Context-aware UI surfaced appropriate services at the right time, reducing friction and cognitive load.
Persona

Aisha Bellam
Freelance Photographer
A tech-savvy urban user juggling multiple services: rides, food, and package delivery through Uber’s ecosystem.
Age: 34
Location: Montreal, Canada
Tech Proficiency: High – uses mobile apps daily
Gender: Female
Goal
Get around the city quickly without toggling between apps.
Order food or deliver a package from the same familiar interface.
Rely on location-based shortcuts and history to speed up common actions.
Frustrations
Navigating across multiple apps for different services.

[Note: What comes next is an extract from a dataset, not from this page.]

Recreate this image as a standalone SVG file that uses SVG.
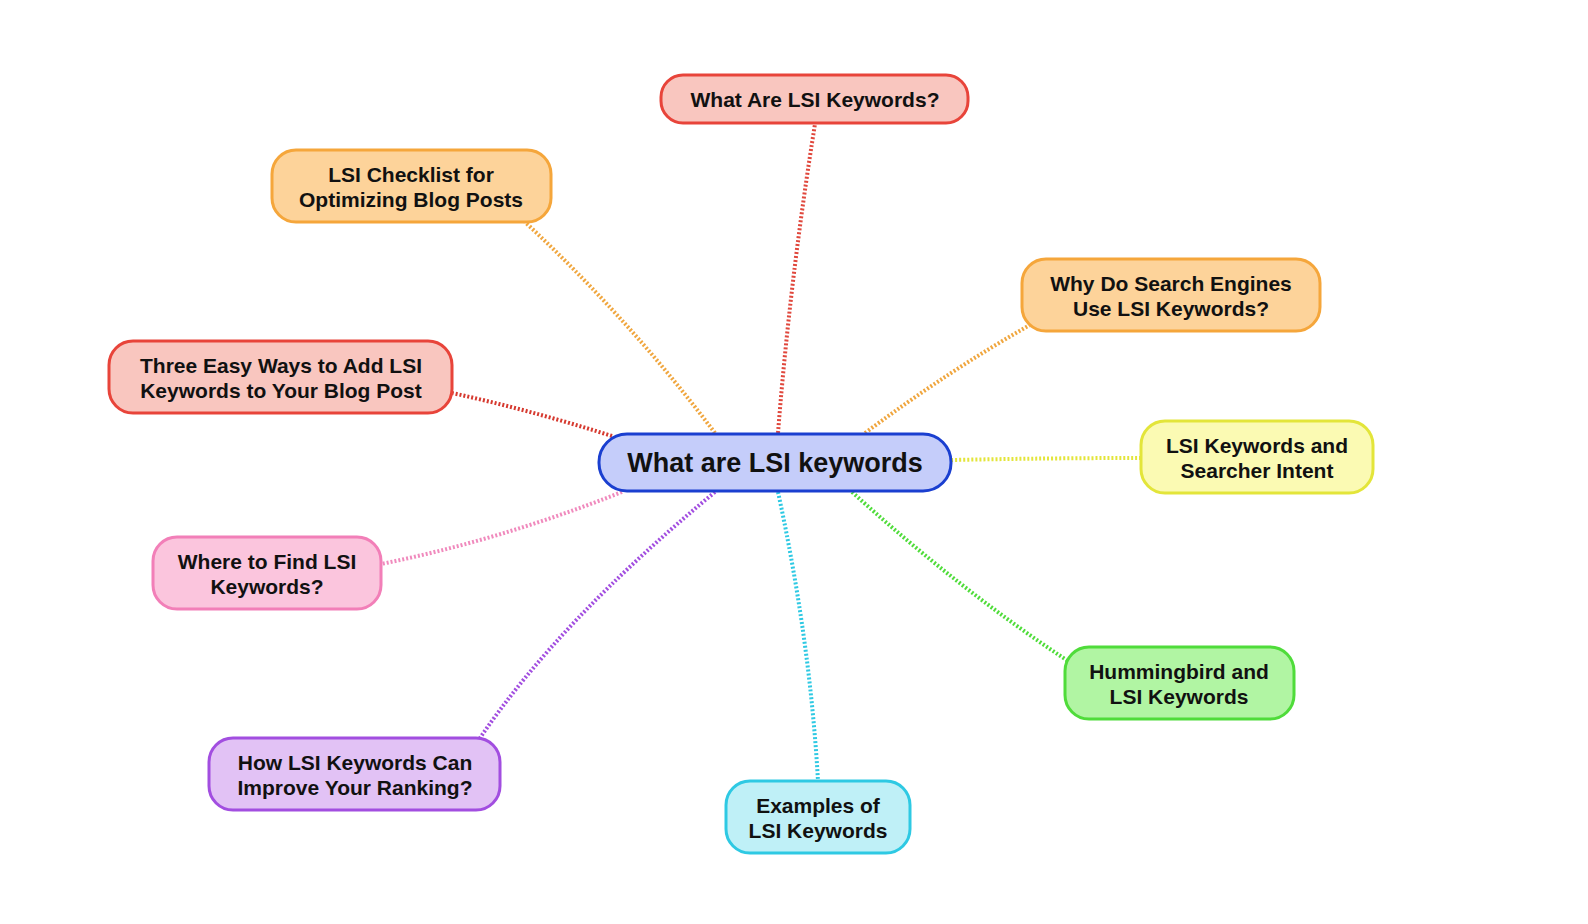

Difficulty locating places that aren’t easily searchable by address.
Confusion around product boundaries (e.g., ordering Uber to move furniture vs. Uber Freight).
Process
[01] User Research
Studied app store reviews highlighting navigation confusion and fragmentation across Uber apps.
Tested onboarding experiences across Uber apps to compare consistency and mental model alignment.
[02] Insights
Users view Uber as one service, not several. They expect a unified experience.
Contextual relevance is missing; the app doesn’t adapt based on time, location, or intent.
Memory-based tasks (e.g., “grandma’s house” or “work”) are difficult without saved or visual map options.
[03] Design Solution
Introduce a clickable map-first interface that adapts to context and location highlighting relevant services like food delivery during dinner hours.
Offer role-based modes (e.g., Consumer, Driver, Merchant) within a single app using smart onboarding and permissions to filter views, rather than building separate apps.
Enhance destination memory with smart history, named locations, and visual pins for places like "Grandma’s house" or “My favorite falafel spot”.
[04] Testing & Iteration
Explored prototypes showing contextual overlays on the map and validated interest via user preference tests.



Key Learnings
Scalability Needs to Serve Users Too
Just because a system scales well for teams and services doesn’t mean it scales well for people.
Maps Can Drive Interaction
Putting the map front and center surfaces contextual needs and mirrors real-world behavior.
Feature Growth Requires Experience Architecture
Adding services shouldn’t mean adding apps, it should mean adding relevance.